Trump slashes refugee admissions to 7,500, focuses on Afrikaners

WorldView · Tania Wanjiku · October 31, 2025
Trump slashes refugee admissions to 7,500, focuses on Afrikaners
US President Donald Trump hands papers to South African President Cyril Ramaphosa during a meeting in the Oval Office of the White House in Washington, DC, on May 21, 2025. PHOTO/AFP
In Summary

Trump had already paused the US Refugee Admissions Programme in January, saying the freeze was necessary to protect American communities and ensure national security. This new ceiling plunges below the previous low of 15,000 set during his first term in 2020.

The United States has moved to drastically shrink its refugee intake to 7,500 in the next year and will channel most of those spaces to white South Africans, marking the sharpest reduction in admissions in the programme’s history.

The decision overturns the 125,000 limit established under Joe Biden and reflects the Trump administration’s continued overhaul of US refugee policy.
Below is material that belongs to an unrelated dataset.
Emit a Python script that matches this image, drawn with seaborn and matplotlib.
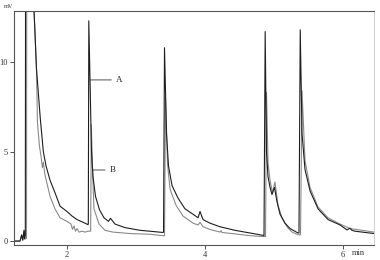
import matplotlib
matplotlib.use("Agg")
import matplotlib.pyplot as plt
import seaborn as sns
import pandas as pd

# Series A (darker trace)
time_a = [1.232, 1.319, 1.343, 1.359, 1.377, 1.386, 1.396, 1.401, 1.493, 1.522, 1.558, 1.614, 1.657,
          1.696, 1.754, 1.826, 1.899, 2.000, 2.072, 2.145, 2.232, 2.304, 2.309, 2.316, 2.333, 2.355,
          2.377, 2.413, 2.471, 2.536, 2.601, 2.630, 2.696, 2.841, 3.058, 3.203, 3.391, 3.399, 3.413,
          3.442, 3.471, 3.522, 3.609, 3.710, 3.826, 3.899, 3.928, 3.971, 4.072, 4.217, 4.435, 4.652,
          4.841, 4.855, 4.872, 4.891, 4.913, 4.942, 4.971, 5.007, 5.043, 5.087, 5.159, 5.232, 5.348,
          5.362, 5.380, 5.406, 5.449, 5.522, 5.638, 5.783, 5.957, 6.058, 6.101, 6.130, 6.174, 6.449]
mv_a = [0.0, 0.0, 0.35, 0.05, 0.6, 0.15, 0.3, 20.0, 16.0, 12.9, 9.6, 6.8, 5.0,
        4.2, 3.4, 2.7, 1.95, 1.65, 1.4, 1.2, 1.05, 0.92, 0.95, 12.3, 9.1, 5.0,
        3.6, 2.5, 1.75, 1.3, 1.1, 1.27, 0.95, 0.75, 0.6, 0.55, 0.48, 0.5, 10.8,
        6.0, 4.2, 3.1, 2.4, 1.8, 1.5, 1.3, 1.65, 1.2, 1.0, 0.8, 0.6, 0.45,
        0.32, 0.3, 11.7, 5.0, 3.6, 3.0, 2.6, 3.0, 2.2, 1.5, 1.0, 0.7, 0.45,
        0.45, 11.8, 6.0, 4.0, 2.8, 1.8, 1.2, 0.9, 0.62, 0.72, 0.6, 0.55, 0.42]

# Series B (lighter trace)
time_b = [1.232, 1.319, 1.343, 1.359, 1.377, 1.386, 1.413, 1.418, 1.493, 1.522, 1.558, 1.572, 1.601,
          1.629, 1.643, 1.657, 1.681, 1.754, 1.826, 1.899, 2.000, 2.058, 2.080, 2.101, 2.123, 2.145,
          2.174, 2.217, 2.261, 2.304, 2.343, 2.352, 2.370, 2.391, 2.464, 2.551, 2.667, 2.913, 3.203,
          3.391, 3.413, 3.428, 3.457, 3.493, 3.580, 3.681, 3.826, 3.899, 3.928, 3.971, 4.072, 4.217,
          4.232, 4.246, 4.435, 4.652, 4.841, 4.877, 4.891, 4.913, 4.942, 4.978, 5.014, 5.058, 5.116,
          5.188, 5.261, 5.348, 5.384, 5.406, 5.449, 5.522, 5.638, 5.783, 5.957, 6.101, 6.449]
mv_b = [0.0, 0.0, 0.3, 0.05, 0.55, 0.1, 0.15, 20.0, 16.0, 12.9, 9.6, 6.6, 5.3,
        4.6, 4.1, 4.4, 3.7, 2.5, 1.8, 1.3, 1.1, 0.95, 0.65, 0.85, 0.55, 0.7,
        0.5, 0.55, 0.5, 0.55, 0.55, 6.5, 4.0, 1.8, 0.95, 0.6, 0.5, 0.42, 0.38,
        0.3, 0.3, 8.0, 4.3, 2.9, 2.0, 1.4, 1.0, 0.9, 1.05, 0.8, 0.65, 0.5,
        0.58, 0.48, 0.4, 0.3, 0.25, 0.25, 8.3, 4.4, 3.4, 2.7, 3.3, 2.0, 1.3,
        0.8, 0.5, 0.35, 0.35, 8.4, 4.5, 3.0, 1.9, 1.3, 0.95, 0.7, 0.5]

df = pd.concat([
    pd.DataFrame({"t": time_a, "mv": mv_a, "trace": "A"}),
    pd.DataFrame({"t": time_b, "mv": mv_b, "trace": "B"}),
])

sns.set_style("white")
plt.rcParams["font.family"] = ["Liberation Serif", "DejaVu Serif"]

fig = plt.figure(figsize=(3.8, 2.6), dpi=100)
ax = fig.add_axes([14 / 380, 1 - 245 / 260, 360 / 380, 234 / 260])

sns.lineplot(data=df, x="t", y="mv", hue="trace", hue_order=["B", "A"],
             palette={"A": "#1e1e1e", "B": "#8a8a8a"}, sort=False,
             estimator=None, linewidth=0.8, legend=False, ax=ax)

ax.set_xlim(1.232, 6.449)
ax.set_ylim(-0.22, 12.85)
ax.set_xticks([2, 4, 6])
ax.set_yticks([0, 5, 10])
ax.set_xlabel("")
ax.set_ylabel("")
ax.tick_params(axis="both", direction="out", length=3, width=0.6, labelsize=6,
               pad=1.5, colors="#333333")
ax.tick_params(axis="y", left=True)
ax.tick_params(axis="x", bottom=True)
for side in ["left", "bottom", "top"]:
    ax.spines[side].set_color("#555555")
    ax.spines[side].set_linewidth(0.8)
ax.spines["right"].set_color("#c8c8c8")
ax.spines["right"].set_linewidth(0.6)

ax.annotate("A", xy=(2.333, 9.0), xytext=(2.71, 9.0), fontsize=6.5,
            va="center", ha="left",
            arrowprops=dict(arrowstyle="-", color="#333333", lw=0.6,
                            shrinkA=1, shrinkB=0))
ax.annotate("B", xy=(2.377, 3.97), xytext=(2.62, 3.97), fontsize=6.5,
            va="center", ha="left",
            arrowprops=dict(arrowstyle="-", color="#333333", lw=0.6,
                            shrinkA=1, shrinkB=0))

fig.text(4 / 380, 1 - 6 / 260, "mV", fontsize=4.5, va="center", ha="left", color="#333333")
fig.text(352 / 380, 1 - 253 / 260, "min", fontsize=6, va="center", ha="left", color="#333333")

fig.savefig("out.png", dpi=100)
A notice published Thursday confirmed the new limit and stated that the allocation is “justified by humanitarian concerns or is otherwise in the national interest”. It added that places will “primarily” be given to Afrikaner South Africans and “other victims of illegal or unjust discrimination in their respective homelands”.

Trump had already paused the US Refugee Admissions Programme in January, saying the freeze was necessary to protect American communities and ensure national security. This new ceiling plunges below the previous low of 15,000 set during his first term in 2020.

The shift follows intense diplomatic friction with South Africa earlier this year. In February, Trump cut major aid to the country and declared that Afrikaners would be welcomed to the US as refugees.

The move triggered uproar in Pretoria and the expulsion of South Africa’s ambassador to Washington, Ebrahim Rasool, who accused Trump of “mobilising a supremacism” and attempting to “project white victimhood as a dog whistle”.

Tensions escalated in May when Trump confronted President Cyril Ramaphosa in the Oval Office, insisting that white farmers in South Africa were being targeted and “persecuted”.

White House officials screened footage they claimed showed graves of murdered white farmers, but it later emerged the clips came from a 2020 protest in which crosses represented deaths that happened across several years.

That meeting occurred days after the US approved asylum for 60 Afrikaners.

South Africa has strongly rejected claims that White citizens are facing organised attacks. During the Oval Office exchange, Ramaphosa urged US officials to hear South Africa’s side and later remarked there is “doubt and disbelief about all this in [Trump’s] head”.

Trump defended the overall refugee pause when he took office, saying the country lacked the capacity to admit large numbers “in a manner that does not compromise the availability of resources for Americans” and that safety must come first.

Refugee advocates say the policy leaves other vulnerable groups shut out, including those who assisted US forces overseas.

“This decision doesn't just lower the refugee admissions ceiling,” Global Refuge chief Krish O'Mara Vignarajah said. “It lowers our moral standing.” She warned that focusing admissions on one community while crises unfold in places like Sudan, Afghanistan and Venezuela challenges the credibility of the programme.

The South African government has not officially commented on the latest announcement. Earlier this year, Ramaphosa signed a law permitting land seizures without compensation in specific situations.

Data released in South Africa showed 7,000 murders between October and December 2024.

Of those, 12 happened in farm attacks, with one victim identified as a farmer. Five victims were farm dwellers and four were employees, most likely Black.